▶ _What you have to do_
Copy out the material below in full, but not its images.

-------- Raw data --------

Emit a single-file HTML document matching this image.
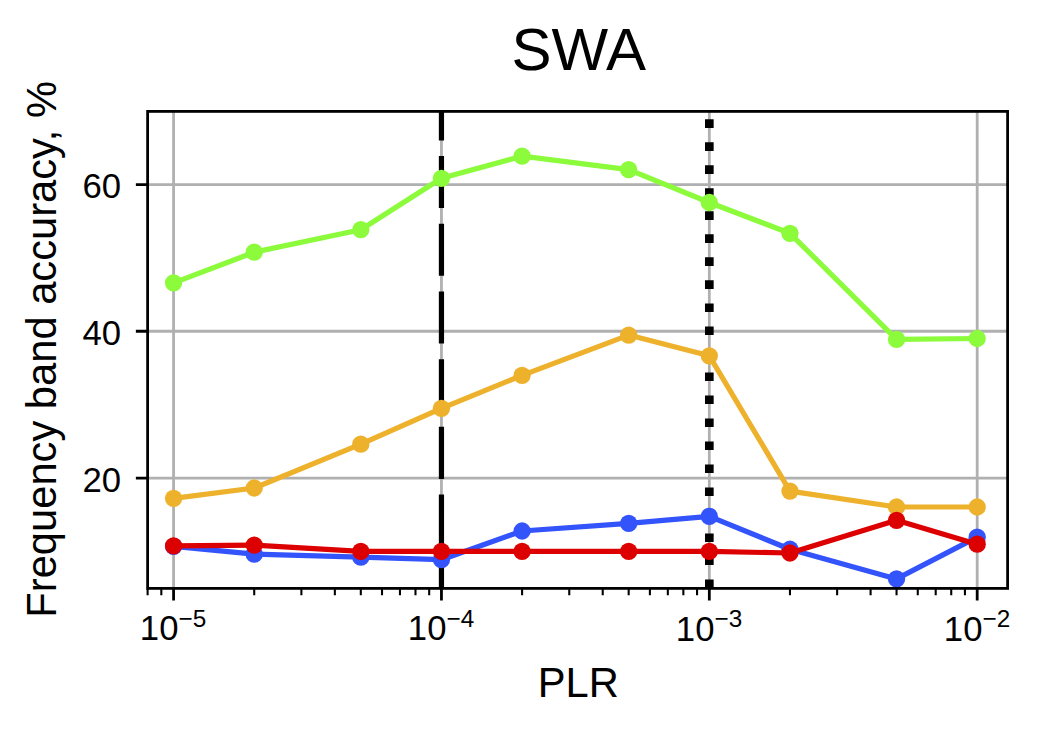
<!DOCTYPE html>
<html><head><meta charset="utf-8"><title>SWA</title>
<style>html,body{margin:0;padding:0;background:#fff;font-family:"Liberation Sans",sans-serif}svg{display:block}</style>
</head><body><svg width="1043" height="730" viewBox="0 0 1043 730"><rect x="0" y="0" width="1043" height="730" fill="#fff"/><defs><clipPath id="ax"><rect x="147.62" y="111.4" width="859.98" height="477"/></clipPath></defs><path d="M173.58 111.4V588.4M441.45 111.4V588.4M709.32 111.4V588.4M977.19 111.4V588.4M147.62 478.1H1007.6M147.62 331.25H1007.6M147.62 184.55H1007.6" stroke="#b0b0b0" stroke-width="2.78" fill="none"/><path d="M173.58 588.4v12.15M441.45 588.4v12.15M709.32 588.4v12.15M977.19 588.4v12.15M147.62 478.1h-11.75M147.62 331.25h-11.75M147.62 184.55h-11.75" stroke="#000" stroke-width="2.78" fill="none"/><path d="M147.62 588.4v6.94M161.32 588.4v6.94M254.22 588.4v6.94M301.39 588.4v6.94M334.85 588.4v6.94M360.81 588.4v6.94M382.02 588.4v6.94M399.96 588.4v6.94M415.49 588.4v6.94M429.19 588.4v6.94M522.09 588.4v6.94M569.26 588.4v6.94M602.72 588.4v6.94M628.68 588.4v6.94M649.89 588.4v6.94M667.83 588.4v6.94M683.36 588.4v6.94M697.06 588.4v6.94M789.96 588.4v6.94M837.13 588.4v6.94M870.59 588.4v6.94M896.55 588.4v6.94M917.76 588.4v6.94M935.7 588.4v6.94M951.23 588.4v6.94M964.93 588.4v6.94" stroke="#000" stroke-width="2.08" fill="none"/><g clip-path="url(#ax)"><path d="M441.45 72.69V20.61M441.45 140.4V88.32M441.45 208.11V156.03M441.45 275.82V223.73M441.45 343.53V291.44M441.45 411.23V359.15M441.45 478.94V426.86M441.45 546.65V494.57M441.45 614.36V562.27" stroke="#000" stroke-width="5.21" fill="none"/><path d="M709.32 96.35V105.03M709.32 119.35V128.03M709.32 142.35V151.03M709.32 165.36V174.04M709.32 188.36V197.04M709.32 211.36V220.04M709.32 234.37V243.05M709.32 257.37V266.05M709.32 280.37V289.05M709.32 303.38V312.06M709.32 326.38V335.06M709.32 349.38V358.07M709.32 372.39V381.07M709.32 395.39V404.07M709.32 418.4V427.08M709.32 441.4V450.08M709.32 464.4V473.08M709.32 487.41V496.09M709.32 510.41V519.09M709.32 533.41V542.09M709.32 556.42V565.1M709.32 579.42V588.1" stroke="#000" stroke-width="8.68" fill="none"/><polyline points="173.58,282.9 254.22,252.2 360.81,229.7 441.45,178.3 522.09,156.2 628.68,169.7 709.32,202.5 789.96,233.3 896.55,339.4 977.19,338.5" fill="none" stroke="#8cfb3c" stroke-width="5.21" stroke-linejoin="round" stroke-linecap="butt"/><g fill="#8cfb3c"><circle cx="173.58" cy="282.9" r="8.65"/><circle cx="254.22" cy="252.2" r="8.65"/><circle cx="360.81" cy="229.7" r="8.65"/><circle cx="441.45" cy="178.3" r="8.65"/><circle cx="522.09" cy="156.2" r="8.65"/><circle cx="628.68" cy="169.7" r="8.65"/><circle cx="709.32" cy="202.5" r="8.65"/><circle cx="789.96" cy="233.3" r="8.65"/><circle cx="896.55" cy="339.4" r="8.65"/><circle cx="977.19" cy="338.5" r="8.65"/></g><polyline points="173.58,498.3 254.22,488 360.81,444.2 441.45,408.35 522.09,375.35 628.68,335.1 709.32,355.8 789.96,491.05 896.55,507 977.19,507" fill="none" stroke="#edb12c" stroke-width="5.21" stroke-linejoin="round" stroke-linecap="butt"/><g fill="#edb12c"><circle cx="173.58" cy="498.3" r="8.65"/><circle cx="254.22" cy="488" r="8.65"/><circle cx="360.81" cy="444.2" r="8.65"/><circle cx="441.45" cy="408.35" r="8.65"/><circle cx="522.09" cy="375.35" r="8.65"/><circle cx="628.68" cy="335.1" r="8.65"/><circle cx="709.32" cy="355.8" r="8.65"/><circle cx="789.96" cy="491.05" r="8.65"/><circle cx="896.55" cy="507" r="8.65"/><circle cx="977.19" cy="507" r="8.65"/></g><polyline points="173.58,546.3 254.22,554.2 360.81,557.2 441.45,559.7 522.09,531 628.68,523.4 709.32,516.3 789.96,549.25 896.55,578.9 977.19,537.15" fill="none" stroke="#3353fb" stroke-width="5.21" stroke-linejoin="round" stroke-linecap="butt"/><g fill="#3353fb"><circle cx="173.58" cy="546.3" r="8.65"/><circle cx="254.22" cy="554.2" r="8.65"/><circle cx="360.81" cy="557.2" r="8.65"/><circle cx="441.45" cy="559.7" r="8.65"/><circle cx="522.09" cy="531" r="8.65"/><circle cx="628.68" cy="523.4" r="8.65"/><circle cx="709.32" cy="516.3" r="8.65"/><circle cx="789.96" cy="549.25" r="8.65"/><circle cx="896.55" cy="578.9" r="8.65"/><circle cx="977.19" cy="537.15" r="8.65"/></g><polyline points="173.58,545.9 254.22,545.1 360.81,551.3 441.45,551.3 522.09,551.4 628.68,551.4 709.32,551.4 789.96,553 896.55,520.3 977.19,544.2" fill="none" stroke="#dc0000" stroke-width="5.21" stroke-linejoin="round" stroke-linecap="butt"/><g fill="#dc0000"><circle cx="173.58" cy="545.9" r="8.65"/><circle cx="254.22" cy="545.1" r="8.65"/><circle cx="360.81" cy="551.3" r="8.65"/><circle cx="441.45" cy="551.3" r="8.65"/><circle cx="522.09" cy="551.4" r="8.65"/><circle cx="628.68" cy="551.4" r="8.65"/><circle cx="709.32" cy="551.4" r="8.65"/><circle cx="789.96" cy="553" r="8.65"/><circle cx="896.55" cy="520.3" r="8.65"/><circle cx="977.19" cy="544.2" r="8.65"/></g></g><rect x="147.62" y="111.4" width="859.98" height="477" fill="none" stroke="#000" stroke-width="2.78" stroke-linejoin="miter"/><g font-family="'Liberation Sans', 'DejaVu Sans', sans-serif" fill="#000"><text x="578.8" y="69.75" font-size="60" text-anchor="middle">SWA</text><text x="578.3" y="696.85" font-size="41.7" text-anchor="middle">PLR</text><text transform="translate(56 349.3) rotate(-90)" x="0" y="0" font-size="41.7" text-anchor="middle">Frequency band accuracy, %</text><text x="121" y="491.89" font-size="34.7" text-anchor="end">20</text><text x="121" y="344.74" font-size="34.7" text-anchor="end">40</text><text x="121" y="198.04" font-size="34.7" text-anchor="end">60</text><text x="173" y="639.51" font-size="34.7" text-anchor="middle">10<tspan dy="-12.5" font-size="24.3">−5</tspan></text><text x="441" y="639.51" font-size="34.7" text-anchor="middle">10<tspan dy="-12.5" font-size="24.3">−4</tspan></text><text x="709" y="640.68" font-size="34.7" text-anchor="middle">10<tspan dy="-13.5" font-size="24.3">−3</tspan></text><text x="977" y="640.68" font-size="34.7" text-anchor="middle">10<tspan dy="-13.5" font-size="24.3">−2</tspan></text></g></svg></body></html>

--------

▶ _Output of the exercise_
Emit a single-file HTML document matching this image.
<!DOCTYPE html>
<html><head><meta charset="utf-8"><title>SWA</title>
<style>html,body{margin:0;padding:0;background:#fff;font-family:"Liberation Sans",sans-serif}svg{display:block}</style>
</head><body><svg width="1043" height="730" viewBox="0 0 1043 730"><rect x="0" y="0" width="1043" height="730" fill="#fff"/><defs><clipPath id="ax"><rect x="147.62" y="111.4" width="859.98" height="477"/></clipPath></defs><path d="M173.58 111.4V588.4M441.45 111.4V588.4M709.32 111.4V588.4M977.19 111.4V588.4M147.62 478.1H1007.6M147.62 331.25H1007.6M147.62 184.55H1007.6" stroke="#b0b0b0" stroke-width="2.78" fill="none"/><path d="M173.58 588.4v12.15M441.45 588.4v12.15M709.32 588.4v12.15M977.19 588.4v12.15M147.62 478.1h-11.75M147.62 331.25h-11.75M147.62 184.55h-11.75" stroke="#000" stroke-width="2.78" fill="none"/><path d="M147.62 588.4v6.94M161.32 588.4v6.94M254.22 588.4v6.94M301.39 588.4v6.94M334.85 588.4v6.94M360.81 588.4v6.94M382.02 588.4v6.94M399.96 588.4v6.94M415.49 588.4v6.94M429.19 588.4v6.94M522.09 588.4v6.94M569.26 588.4v6.94M602.72 588.4v6.94M628.68 588.4v6.94M649.89 588.4v6.94M667.83 588.4v6.94M683.36 588.4v6.94M697.06 588.4v6.94M789.96 588.4v6.94M837.13 588.4v6.94M870.59 588.4v6.94M896.55 588.4v6.94M917.76 588.4v6.94M935.7 588.4v6.94M951.23 588.4v6.94M964.93 588.4v6.94" stroke="#000" stroke-width="2.08" fill="none"/><g clip-path="url(#ax)"><path d="M441.45 72.69V20.61M441.45 140.4V88.32M441.45 208.11V156.03M441.45 275.82V223.73M441.45 343.53V291.44M441.45 411.23V359.15M441.45 478.94V426.86M441.45 546.65V494.57M441.45 614.36V562.27" stroke="#000" stroke-width="5.21" fill="none"/><path d="M709.32 96.35V105.03M709.32 119.35V128.03M709.32 142.35V151.03M709.32 165.36V174.04M709.32 188.36V197.04M709.32 211.36V220.04M709.32 234.37V243.05M709.32 257.37V266.05M709.32 280.37V289.05M709.32 303.38V312.06M709.32 326.38V335.06M709.32 349.38V358.07M709.32 372.39V381.07M709.32 395.39V404.07M709.32 418.4V427.08M709.32 441.4V450.08M709.32 464.4V473.08M709.32 487.41V496.09M709.32 510.41V519.09M709.32 533.41V542.09M709.32 556.42V565.1M709.32 579.42V588.1" stroke="#000" stroke-width="8.68" fill="none"/><polyline points="173.58,282.9 254.22,252.2 360.81,229.7 441.45,178.3 522.09,156.2 628.68,169.7 709.32,202.5 789.96,233.3 896.55,339.4 977.19,338.5" fill="none" stroke="#8cfb3c" stroke-width="5.21" stroke-linejoin="round" stroke-linecap="butt"/><g fill="#8cfb3c"><circle cx="173.58" cy="282.9" r="8.65"/><circle cx="254.22" cy="252.2" r="8.65"/><circle cx="360.81" cy="229.7" r="8.65"/><circle cx="441.45" cy="178.3" r="8.65"/><circle cx="522.09" cy="156.2" r="8.65"/><circle cx="628.68" cy="169.7" r="8.65"/><circle cx="709.32" cy="202.5" r="8.65"/><circle cx="789.96" cy="233.3" r="8.65"/><circle cx="896.55" cy="339.4" r="8.65"/><circle cx="977.19" cy="338.5" r="8.65"/></g><polyline points="173.58,498.3 254.22,488 360.81,444.2 441.45,408.35 522.09,375.35 628.68,335.1 709.32,355.8 789.96,491.05 896.55,507 977.19,507" fill="none" stroke="#edb12c" stroke-width="5.21" stroke-linejoin="round" stroke-linecap="butt"/><g fill="#edb12c"><circle cx="173.58" cy="498.3" r="8.65"/><circle cx="254.22" cy="488" r="8.65"/><circle cx="360.81" cy="444.2" r="8.65"/><circle cx="441.45" cy="408.35" r="8.65"/><circle cx="522.09" cy="375.35" r="8.65"/><circle cx="628.68" cy="335.1" r="8.65"/><circle cx="709.32" cy="355.8" r="8.65"/><circle cx="789.96" cy="491.05" r="8.65"/><circle cx="896.55" cy="507" r="8.65"/><circle cx="977.19" cy="507" r="8.65"/></g><polyline points="173.58,546.3 254.22,554.2 360.81,557.2 441.45,559.7 522.09,531 628.68,523.4 709.32,516.3 789.96,549.25 896.55,578.9 977.19,537.15" fill="none" stroke="#3353fb" stroke-width="5.21" stroke-linejoin="round" stroke-linecap="butt"/><g fill="#3353fb"><circle cx="173.58" cy="546.3" r="8.65"/><circle cx="254.22" cy="554.2" r="8.65"/><circle cx="360.81" cy="557.2" r="8.65"/><circle cx="441.45" cy="559.7" r="8.65"/><circle cx="522.09" cy="531" r="8.65"/><circle cx="628.68" cy="523.4" r="8.65"/><circle cx="709.32" cy="516.3" r="8.65"/><circle cx="789.96" cy="549.25" r="8.65"/><circle cx="896.55" cy="578.9" r="8.65"/><circle cx="977.19" cy="537.15" r="8.65"/></g><polyline points="173.58,545.9 254.22,545.1 360.81,551.3 441.45,551.3 522.09,551.4 628.68,551.4 709.32,551.4 789.96,553 896.55,520.3 977.19,544.2" fill="none" stroke="#dc0000" stroke-width="5.21" stroke-linejoin="round" stroke-linecap="butt"/><g fill="#dc0000"><circle cx="173.58" cy="545.9" r="8.65"/><circle cx="254.22" cy="545.1" r="8.65"/><circle cx="360.81" cy="551.3" r="8.65"/><circle cx="441.45" cy="551.3" r="8.65"/><circle cx="522.09" cy="551.4" r="8.65"/><circle cx="628.68" cy="551.4" r="8.65"/><circle cx="709.32" cy="551.4" r="8.65"/><circle cx="789.96" cy="553" r="8.65"/><circle cx="896.55" cy="520.3" r="8.65"/><circle cx="977.19" cy="544.2" r="8.65"/></g></g><rect x="147.62" y="111.4" width="859.98" height="477" fill="none" stroke="#000" stroke-width="2.78" stroke-linejoin="miter"/><g font-family="'Liberation Sans', 'DejaVu Sans', sans-serif" fill="#000"><text x="578.8" y="69.75" font-size="60" text-anchor="middle">SWA</text><text x="578.3" y="696.85" font-size="41.7" text-anchor="middle">PLR</text><text transform="translate(56 349.3) rotate(-90)" x="0" y="0" font-size="41.7" text-anchor="middle">Frequency band accuracy, %</text><text x="121" y="491.89" font-size="34.7" text-anchor="end">20</text><text x="121" y="344.74" font-size="34.7" text-anchor="end">40</text><text x="121" y="198.04" font-size="34.7" text-anchor="end">60</text><text x="173" y="639.51" font-size="34.7" text-anchor="middle">10<tspan dy="-12.5" font-size="24.3">−5</tspan></text><text x="441" y="639.51" font-size="34.7" text-anchor="middle">10<tspan dy="-12.5" font-size="24.3">−4</tspan></text><text x="709" y="640.68" font-size="34.7" text-anchor="middle">10<tspan dy="-13.5" font-size="24.3">−3</tspan></text><text x="977" y="640.68" font-size="34.7" text-anchor="middle">10<tspan dy="-13.5" font-size="24.3">−2</tspan></text></g></svg></body></html>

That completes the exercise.